* What is being asked:
Reproduce, exactly and in full, the lines from the one with "Clone this chart in Apache ECharts." through the one with "0.0399, 0.0446, 0.0500];" in the data below; drop pictures.

## begin Recorded data

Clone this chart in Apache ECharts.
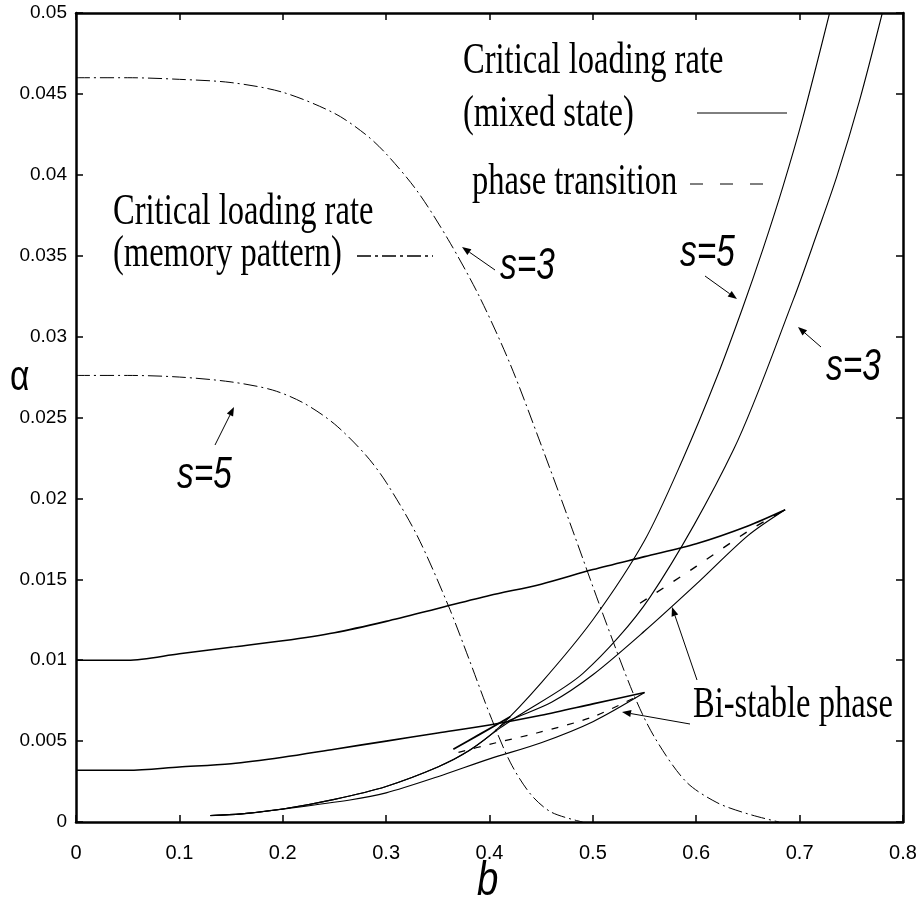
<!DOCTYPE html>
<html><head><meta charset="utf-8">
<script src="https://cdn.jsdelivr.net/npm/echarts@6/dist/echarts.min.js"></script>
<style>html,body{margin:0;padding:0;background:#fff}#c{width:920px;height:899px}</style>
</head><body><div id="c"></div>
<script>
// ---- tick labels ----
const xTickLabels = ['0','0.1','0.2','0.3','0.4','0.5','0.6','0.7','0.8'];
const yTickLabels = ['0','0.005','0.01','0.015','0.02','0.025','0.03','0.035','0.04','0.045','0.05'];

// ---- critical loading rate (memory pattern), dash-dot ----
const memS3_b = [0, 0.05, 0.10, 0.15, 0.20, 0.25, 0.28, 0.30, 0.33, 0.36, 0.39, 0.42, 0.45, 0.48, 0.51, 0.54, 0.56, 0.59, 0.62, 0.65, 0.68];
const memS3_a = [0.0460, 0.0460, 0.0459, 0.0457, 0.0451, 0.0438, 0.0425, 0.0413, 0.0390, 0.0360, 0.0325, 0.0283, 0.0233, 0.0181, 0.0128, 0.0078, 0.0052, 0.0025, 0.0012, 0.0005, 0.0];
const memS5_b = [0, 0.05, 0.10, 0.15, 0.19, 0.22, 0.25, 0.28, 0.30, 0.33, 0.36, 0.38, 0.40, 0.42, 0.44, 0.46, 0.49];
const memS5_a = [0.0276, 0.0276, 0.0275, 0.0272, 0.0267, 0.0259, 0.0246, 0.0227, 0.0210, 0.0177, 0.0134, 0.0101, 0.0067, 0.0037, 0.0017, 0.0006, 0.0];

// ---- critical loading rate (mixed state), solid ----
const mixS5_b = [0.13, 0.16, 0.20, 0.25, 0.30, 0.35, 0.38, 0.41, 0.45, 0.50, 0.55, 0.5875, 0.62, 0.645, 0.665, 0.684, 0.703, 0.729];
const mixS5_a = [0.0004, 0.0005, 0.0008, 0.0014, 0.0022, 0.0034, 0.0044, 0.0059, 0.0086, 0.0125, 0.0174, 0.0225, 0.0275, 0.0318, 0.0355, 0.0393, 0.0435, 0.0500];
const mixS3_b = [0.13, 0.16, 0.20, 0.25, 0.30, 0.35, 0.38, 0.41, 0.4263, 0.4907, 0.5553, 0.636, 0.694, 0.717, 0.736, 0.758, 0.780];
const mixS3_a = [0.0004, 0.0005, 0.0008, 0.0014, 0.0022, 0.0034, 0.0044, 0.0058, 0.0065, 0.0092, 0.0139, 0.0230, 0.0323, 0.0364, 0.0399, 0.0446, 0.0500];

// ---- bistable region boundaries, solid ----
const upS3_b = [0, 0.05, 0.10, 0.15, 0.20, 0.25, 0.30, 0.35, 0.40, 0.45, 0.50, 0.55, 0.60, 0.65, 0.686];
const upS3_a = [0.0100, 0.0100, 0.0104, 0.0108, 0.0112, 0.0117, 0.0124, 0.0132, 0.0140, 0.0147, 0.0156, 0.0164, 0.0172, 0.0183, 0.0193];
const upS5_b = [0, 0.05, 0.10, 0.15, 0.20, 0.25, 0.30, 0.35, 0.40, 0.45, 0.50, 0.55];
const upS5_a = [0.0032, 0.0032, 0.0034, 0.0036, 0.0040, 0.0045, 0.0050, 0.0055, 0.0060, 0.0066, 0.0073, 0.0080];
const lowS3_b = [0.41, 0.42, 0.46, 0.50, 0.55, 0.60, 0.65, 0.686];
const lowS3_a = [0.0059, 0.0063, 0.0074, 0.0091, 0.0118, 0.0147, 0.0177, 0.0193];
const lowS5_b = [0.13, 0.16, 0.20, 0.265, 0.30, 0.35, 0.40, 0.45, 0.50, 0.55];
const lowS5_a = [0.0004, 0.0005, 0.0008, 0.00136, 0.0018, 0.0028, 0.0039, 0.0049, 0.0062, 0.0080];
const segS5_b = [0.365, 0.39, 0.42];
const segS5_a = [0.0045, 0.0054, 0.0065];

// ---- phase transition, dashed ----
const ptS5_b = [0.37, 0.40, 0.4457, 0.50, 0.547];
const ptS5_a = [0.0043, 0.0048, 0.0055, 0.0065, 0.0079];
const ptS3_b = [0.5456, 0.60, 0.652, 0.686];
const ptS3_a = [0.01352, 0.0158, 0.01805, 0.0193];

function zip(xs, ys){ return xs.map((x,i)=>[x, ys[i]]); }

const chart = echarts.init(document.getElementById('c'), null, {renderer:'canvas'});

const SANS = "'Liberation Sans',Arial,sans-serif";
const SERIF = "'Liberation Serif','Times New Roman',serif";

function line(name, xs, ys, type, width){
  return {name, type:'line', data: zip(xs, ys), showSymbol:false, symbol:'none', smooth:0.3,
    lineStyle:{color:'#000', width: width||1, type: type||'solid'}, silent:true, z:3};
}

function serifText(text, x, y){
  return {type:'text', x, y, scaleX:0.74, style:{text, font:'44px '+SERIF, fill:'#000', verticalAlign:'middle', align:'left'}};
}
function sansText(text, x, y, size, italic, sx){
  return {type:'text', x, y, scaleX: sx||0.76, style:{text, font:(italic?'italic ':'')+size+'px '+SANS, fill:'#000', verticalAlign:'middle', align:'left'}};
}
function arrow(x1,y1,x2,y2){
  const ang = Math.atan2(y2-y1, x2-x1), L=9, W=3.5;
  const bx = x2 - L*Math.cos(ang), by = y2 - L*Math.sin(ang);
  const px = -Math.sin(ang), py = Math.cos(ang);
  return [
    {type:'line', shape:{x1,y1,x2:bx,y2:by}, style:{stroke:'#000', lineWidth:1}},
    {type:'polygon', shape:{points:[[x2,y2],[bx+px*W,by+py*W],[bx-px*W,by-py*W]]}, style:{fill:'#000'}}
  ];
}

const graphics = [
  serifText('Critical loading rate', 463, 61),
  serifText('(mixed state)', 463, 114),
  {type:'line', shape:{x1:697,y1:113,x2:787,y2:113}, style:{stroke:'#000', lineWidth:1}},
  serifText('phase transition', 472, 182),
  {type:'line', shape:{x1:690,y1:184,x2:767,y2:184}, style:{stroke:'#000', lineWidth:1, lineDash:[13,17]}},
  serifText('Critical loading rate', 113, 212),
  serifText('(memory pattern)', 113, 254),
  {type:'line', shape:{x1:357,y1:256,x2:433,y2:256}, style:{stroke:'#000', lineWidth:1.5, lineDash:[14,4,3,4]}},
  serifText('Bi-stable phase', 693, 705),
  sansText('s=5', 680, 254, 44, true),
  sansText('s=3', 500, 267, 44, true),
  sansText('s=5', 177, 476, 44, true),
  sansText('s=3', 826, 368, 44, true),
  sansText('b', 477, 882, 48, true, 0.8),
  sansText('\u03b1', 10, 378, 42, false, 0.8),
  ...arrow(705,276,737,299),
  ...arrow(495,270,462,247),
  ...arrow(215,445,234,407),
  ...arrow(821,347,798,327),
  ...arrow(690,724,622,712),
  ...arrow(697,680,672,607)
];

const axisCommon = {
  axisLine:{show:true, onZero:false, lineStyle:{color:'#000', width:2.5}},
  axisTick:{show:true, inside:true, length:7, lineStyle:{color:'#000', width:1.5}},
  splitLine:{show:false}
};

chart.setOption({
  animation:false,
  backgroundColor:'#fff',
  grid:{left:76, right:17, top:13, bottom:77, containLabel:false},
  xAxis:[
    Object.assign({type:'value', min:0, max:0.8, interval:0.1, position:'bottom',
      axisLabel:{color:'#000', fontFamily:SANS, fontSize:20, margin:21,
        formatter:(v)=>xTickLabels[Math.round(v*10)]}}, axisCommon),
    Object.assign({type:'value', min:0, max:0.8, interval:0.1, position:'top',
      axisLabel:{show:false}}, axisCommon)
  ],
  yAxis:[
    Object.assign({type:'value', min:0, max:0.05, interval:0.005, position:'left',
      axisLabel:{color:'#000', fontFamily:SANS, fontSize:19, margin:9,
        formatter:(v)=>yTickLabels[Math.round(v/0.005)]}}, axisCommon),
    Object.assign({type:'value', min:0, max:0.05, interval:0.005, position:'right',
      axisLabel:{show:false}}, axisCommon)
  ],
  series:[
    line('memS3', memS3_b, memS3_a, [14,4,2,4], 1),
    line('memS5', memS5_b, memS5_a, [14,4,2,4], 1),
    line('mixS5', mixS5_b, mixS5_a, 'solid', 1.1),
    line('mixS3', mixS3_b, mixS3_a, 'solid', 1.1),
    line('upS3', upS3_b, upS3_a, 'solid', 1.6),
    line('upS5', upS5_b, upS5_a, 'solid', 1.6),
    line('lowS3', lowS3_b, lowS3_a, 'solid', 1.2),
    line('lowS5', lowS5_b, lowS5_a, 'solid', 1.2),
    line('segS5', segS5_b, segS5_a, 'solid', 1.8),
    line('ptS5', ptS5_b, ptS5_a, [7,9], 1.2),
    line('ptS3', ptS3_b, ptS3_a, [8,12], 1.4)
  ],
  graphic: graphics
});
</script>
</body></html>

## end Recorded data
## begin Recorded data

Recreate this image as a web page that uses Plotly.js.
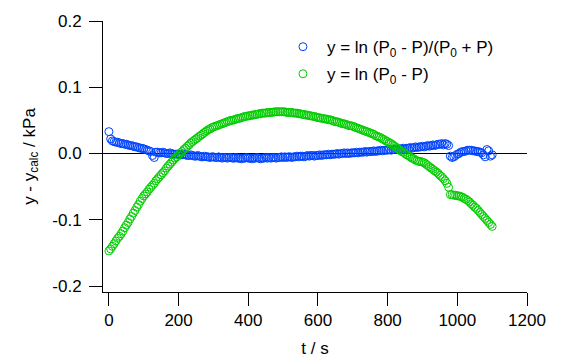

## end Recorded data

* Completed exercise:
Clone this chart in Apache ECharts.
<!DOCTYPE html>
<html><head><meta charset="utf-8">
<script src="https://cdn.jsdelivr.net/npm/echarts@6/dist/echarts.min.js"></script>
<style>html,body{margin:0;padding:0;background:#fff}#c{width:920px;height:899px}</style>
</head><body><div id="c"></div>
<script>
// ---- tick labels ----
const xTickLabels = ['0','0.1','0.2','0.3','0.4','0.5','0.6','0.7','0.8'];
const yTickLabels = ['0','0.005','0.01','0.015','0.02','0.025','0.03','0.035','0.04','0.045','0.05'];

// ---- critical loading rate (memory pattern), dash-dot ----
const memS3_b = [0, 0.05, 0.10, 0.15, 0.20, 0.25, 0.28, 0.30, 0.33, 0.36, 0.39, 0.42, 0.45, 0.48, 0.51, 0.54, 0.56, 0.59, 0.62, 0.65, 0.68];
const memS3_a = [0.0460, 0.0460, 0.0459, 0.0457, 0.0451, 0.0438, 0.0425, 0.0413, 0.0390, 0.0360, 0.0325, 0.0283, 0.0233, 0.0181, 0.0128, 0.0078, 0.0052, 0.0025, 0.0012, 0.0005, 0.0];
const memS5_b = [0, 0.05, 0.10, 0.15, 0.19, 0.22, 0.25, 0.28, 0.30, 0.33, 0.36, 0.38, 0.40, 0.42, 0.44, 0.46, 0.49];
const memS5_a = [0.0276, 0.0276, 0.0275, 0.0272, 0.0267, 0.0259, 0.0246, 0.0227, 0.0210, 0.0177, 0.0134, 0.0101, 0.0067, 0.0037, 0.0017, 0.0006, 0.0];

// ---- critical loading rate (mixed state), solid ----
const mixS5_b = [0.13, 0.16, 0.20, 0.25, 0.30, 0.35, 0.38, 0.41, 0.45, 0.50, 0.55, 0.5875, 0.62, 0.645, 0.665, 0.684, 0.703, 0.729];
const mixS5_a = [0.0004, 0.0005, 0.0008, 0.0014, 0.0022, 0.0034, 0.0044, 0.0059, 0.0086, 0.0125, 0.0174, 0.0225, 0.0275, 0.0318, 0.0355, 0.0393, 0.0435, 0.0500];
const mixS3_b = [0.13, 0.16, 0.20, 0.25, 0.30, 0.35, 0.38, 0.41, 0.4263, 0.4907, 0.5553, 0.636, 0.694, 0.717, 0.736, 0.758, 0.780];
const mixS3_a = [0.0004, 0.0005, 0.0008, 0.0014, 0.0022, 0.0034, 0.0044, 0.0058, 0.0065, 0.0092, 0.0139, 0.0230, 0.0323, 0.0364, 0.0399, 0.0446, 0.0500];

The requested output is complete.